Welcome to exercise three of “Apache Spark for Scalable Machine Learning on BigData”. In this exercise you’ll create a DataFrame, register a temporary query table and issue SQL commands against it. 

Let’s create a little data frame:

In [2]:
from pyspark.sql import Row

df = spark.createDataFrame([Row(id=1, value='value1'), Row(id=2, value='value2')])
df.show()

+---+------+
| id| value|
+---+------+
|  1|value1|
|  2|value2|
+---+------+



In [3]:
df.printSchema()

root
 |-- id: long (nullable = true)
 |-- value: string (nullable = true)



Now we register this DataFrame as query table and issue an SQL statement against it. Please note that the result of the SQL execution returns a new DataFrame we can work with.

In [9]:
# register dataframe as query table
df.createOrReplaceTempView('df_view')

# execute sql query
df_result = spark.sql('select * from df_view limit 2')

# show
df_result.show()

# get result as string
df_result.first()

+---+------+
| id| value|
+---+------+
|  1|value1|
|  2|value2|
+---+------+



Row(id=1, value='value1')

**createorReplaceTempView** is used when you want to store the table for a particular spark session.
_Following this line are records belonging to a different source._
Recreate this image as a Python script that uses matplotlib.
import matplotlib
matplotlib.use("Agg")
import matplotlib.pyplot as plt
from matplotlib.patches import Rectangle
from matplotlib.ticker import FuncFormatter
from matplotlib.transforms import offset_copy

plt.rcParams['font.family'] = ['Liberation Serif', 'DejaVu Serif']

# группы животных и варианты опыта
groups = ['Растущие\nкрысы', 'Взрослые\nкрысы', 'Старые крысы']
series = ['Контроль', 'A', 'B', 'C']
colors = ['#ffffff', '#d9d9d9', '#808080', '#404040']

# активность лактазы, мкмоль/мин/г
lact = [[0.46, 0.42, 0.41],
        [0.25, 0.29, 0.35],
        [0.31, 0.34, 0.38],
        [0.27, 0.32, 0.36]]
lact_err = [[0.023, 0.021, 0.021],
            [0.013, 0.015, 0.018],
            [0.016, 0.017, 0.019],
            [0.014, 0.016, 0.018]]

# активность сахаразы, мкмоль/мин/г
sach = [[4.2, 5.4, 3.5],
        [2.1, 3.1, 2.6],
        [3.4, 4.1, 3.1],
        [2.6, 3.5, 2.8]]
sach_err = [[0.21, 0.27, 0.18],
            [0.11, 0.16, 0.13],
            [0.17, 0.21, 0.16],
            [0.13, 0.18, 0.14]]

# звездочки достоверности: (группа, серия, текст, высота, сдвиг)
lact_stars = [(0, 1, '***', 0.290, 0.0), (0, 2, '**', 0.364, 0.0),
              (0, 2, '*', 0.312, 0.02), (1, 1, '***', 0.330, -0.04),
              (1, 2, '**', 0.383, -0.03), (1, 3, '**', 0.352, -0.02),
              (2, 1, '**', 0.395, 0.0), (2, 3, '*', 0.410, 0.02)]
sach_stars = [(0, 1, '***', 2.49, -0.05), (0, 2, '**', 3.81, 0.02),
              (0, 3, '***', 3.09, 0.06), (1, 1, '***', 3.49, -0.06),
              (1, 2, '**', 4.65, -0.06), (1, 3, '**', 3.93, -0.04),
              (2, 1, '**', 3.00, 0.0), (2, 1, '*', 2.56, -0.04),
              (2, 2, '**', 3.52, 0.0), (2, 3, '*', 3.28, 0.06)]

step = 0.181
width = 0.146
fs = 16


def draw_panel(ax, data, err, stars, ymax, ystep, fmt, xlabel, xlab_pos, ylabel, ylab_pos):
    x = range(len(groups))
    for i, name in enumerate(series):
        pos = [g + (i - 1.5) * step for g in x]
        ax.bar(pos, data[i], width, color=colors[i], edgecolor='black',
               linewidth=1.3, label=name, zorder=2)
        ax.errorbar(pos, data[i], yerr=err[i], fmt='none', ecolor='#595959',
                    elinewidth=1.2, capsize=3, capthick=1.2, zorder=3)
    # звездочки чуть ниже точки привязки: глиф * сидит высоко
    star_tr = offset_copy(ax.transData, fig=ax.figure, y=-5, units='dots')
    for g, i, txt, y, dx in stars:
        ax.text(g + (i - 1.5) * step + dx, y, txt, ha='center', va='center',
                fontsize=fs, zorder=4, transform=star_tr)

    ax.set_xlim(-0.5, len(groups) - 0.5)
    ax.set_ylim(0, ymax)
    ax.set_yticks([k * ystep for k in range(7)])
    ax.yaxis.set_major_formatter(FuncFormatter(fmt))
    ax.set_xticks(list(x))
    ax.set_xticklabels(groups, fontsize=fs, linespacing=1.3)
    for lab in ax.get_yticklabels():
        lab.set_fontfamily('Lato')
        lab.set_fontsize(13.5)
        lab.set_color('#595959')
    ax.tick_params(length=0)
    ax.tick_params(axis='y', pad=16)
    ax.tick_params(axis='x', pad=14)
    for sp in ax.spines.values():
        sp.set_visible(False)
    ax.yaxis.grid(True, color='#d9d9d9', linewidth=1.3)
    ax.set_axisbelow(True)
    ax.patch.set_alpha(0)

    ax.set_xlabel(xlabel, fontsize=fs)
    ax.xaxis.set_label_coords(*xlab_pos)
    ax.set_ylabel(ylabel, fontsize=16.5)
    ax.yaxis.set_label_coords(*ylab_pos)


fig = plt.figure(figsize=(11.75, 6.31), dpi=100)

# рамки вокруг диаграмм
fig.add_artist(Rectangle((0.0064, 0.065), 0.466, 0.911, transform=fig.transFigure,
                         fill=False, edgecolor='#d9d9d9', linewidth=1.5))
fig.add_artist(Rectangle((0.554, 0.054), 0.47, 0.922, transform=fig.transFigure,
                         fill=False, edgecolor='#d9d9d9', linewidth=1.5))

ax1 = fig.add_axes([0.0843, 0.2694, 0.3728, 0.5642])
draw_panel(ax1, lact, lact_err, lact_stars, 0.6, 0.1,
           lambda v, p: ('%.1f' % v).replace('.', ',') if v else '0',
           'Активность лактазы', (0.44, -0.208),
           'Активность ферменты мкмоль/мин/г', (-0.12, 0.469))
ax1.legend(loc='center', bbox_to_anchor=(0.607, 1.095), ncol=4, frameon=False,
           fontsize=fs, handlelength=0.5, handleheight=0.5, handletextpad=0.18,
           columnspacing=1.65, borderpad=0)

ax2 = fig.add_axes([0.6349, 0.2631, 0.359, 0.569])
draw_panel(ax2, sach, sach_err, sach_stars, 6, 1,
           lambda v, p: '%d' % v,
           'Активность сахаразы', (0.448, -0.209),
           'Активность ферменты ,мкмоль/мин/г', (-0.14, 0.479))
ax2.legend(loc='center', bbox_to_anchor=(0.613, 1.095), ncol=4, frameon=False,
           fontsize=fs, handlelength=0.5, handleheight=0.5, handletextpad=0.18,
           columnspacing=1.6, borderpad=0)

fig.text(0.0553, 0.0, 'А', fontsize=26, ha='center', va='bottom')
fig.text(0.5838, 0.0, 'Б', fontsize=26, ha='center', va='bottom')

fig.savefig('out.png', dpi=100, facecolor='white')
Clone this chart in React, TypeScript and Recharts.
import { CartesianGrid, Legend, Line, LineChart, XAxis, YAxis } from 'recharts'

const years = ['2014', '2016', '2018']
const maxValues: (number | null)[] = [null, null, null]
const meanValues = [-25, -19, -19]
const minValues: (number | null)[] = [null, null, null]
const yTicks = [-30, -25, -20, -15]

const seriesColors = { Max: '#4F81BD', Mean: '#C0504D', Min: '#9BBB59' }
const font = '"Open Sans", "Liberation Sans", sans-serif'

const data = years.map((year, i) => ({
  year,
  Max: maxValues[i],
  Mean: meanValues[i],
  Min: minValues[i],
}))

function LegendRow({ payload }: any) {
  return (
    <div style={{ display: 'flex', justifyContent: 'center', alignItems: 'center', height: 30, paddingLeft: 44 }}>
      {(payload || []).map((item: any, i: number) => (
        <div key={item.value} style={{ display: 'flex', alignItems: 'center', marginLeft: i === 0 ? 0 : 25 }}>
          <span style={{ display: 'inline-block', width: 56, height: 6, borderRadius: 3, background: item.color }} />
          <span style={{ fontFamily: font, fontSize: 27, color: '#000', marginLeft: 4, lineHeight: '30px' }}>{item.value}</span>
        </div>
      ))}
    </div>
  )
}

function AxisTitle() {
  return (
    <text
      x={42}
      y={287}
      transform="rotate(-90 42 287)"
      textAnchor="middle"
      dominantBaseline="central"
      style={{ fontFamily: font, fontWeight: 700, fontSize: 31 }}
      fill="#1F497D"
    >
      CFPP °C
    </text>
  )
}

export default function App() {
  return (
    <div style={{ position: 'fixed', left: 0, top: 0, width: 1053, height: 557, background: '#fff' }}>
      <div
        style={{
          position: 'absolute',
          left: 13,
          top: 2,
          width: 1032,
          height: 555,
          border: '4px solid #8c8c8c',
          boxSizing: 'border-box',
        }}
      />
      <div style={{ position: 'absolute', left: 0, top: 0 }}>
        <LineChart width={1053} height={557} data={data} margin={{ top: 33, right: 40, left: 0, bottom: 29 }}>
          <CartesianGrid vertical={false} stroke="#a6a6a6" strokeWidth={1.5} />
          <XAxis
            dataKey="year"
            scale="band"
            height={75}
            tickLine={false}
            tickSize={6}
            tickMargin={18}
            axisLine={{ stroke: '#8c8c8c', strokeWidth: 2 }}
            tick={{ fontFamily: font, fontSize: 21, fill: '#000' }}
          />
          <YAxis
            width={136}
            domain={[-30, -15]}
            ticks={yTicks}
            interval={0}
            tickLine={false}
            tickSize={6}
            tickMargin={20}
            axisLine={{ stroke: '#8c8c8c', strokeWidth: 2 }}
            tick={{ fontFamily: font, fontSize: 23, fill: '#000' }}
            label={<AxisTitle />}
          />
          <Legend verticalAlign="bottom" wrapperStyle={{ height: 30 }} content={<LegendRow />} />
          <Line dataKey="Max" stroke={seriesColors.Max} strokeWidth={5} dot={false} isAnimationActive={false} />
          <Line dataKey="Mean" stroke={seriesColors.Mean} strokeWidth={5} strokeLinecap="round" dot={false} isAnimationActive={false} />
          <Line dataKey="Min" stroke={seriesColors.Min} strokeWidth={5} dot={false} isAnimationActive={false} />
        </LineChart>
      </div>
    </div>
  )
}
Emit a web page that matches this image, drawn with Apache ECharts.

createOrReplaceTempView creates (or replaces if that view name already exists) a lazily evaluated "view" that you can then use like a hive table in Spark SQL. It does not persist to memory unless you cache the dataset that underpins the view.

In [10]:
df_result.first()['value']

'value1'

Although we’ll learn more about DataFrames next week, please try to find a way to count the rows in this DataFrame by looking at the API documentation. No worries, we’ll cover DataFrames in more detail next week.

https://spark.apache.org/docs/latest/api/python/pyspark.sql.html#pyspark.sql.DataFrame

In [8]:
df.count()

2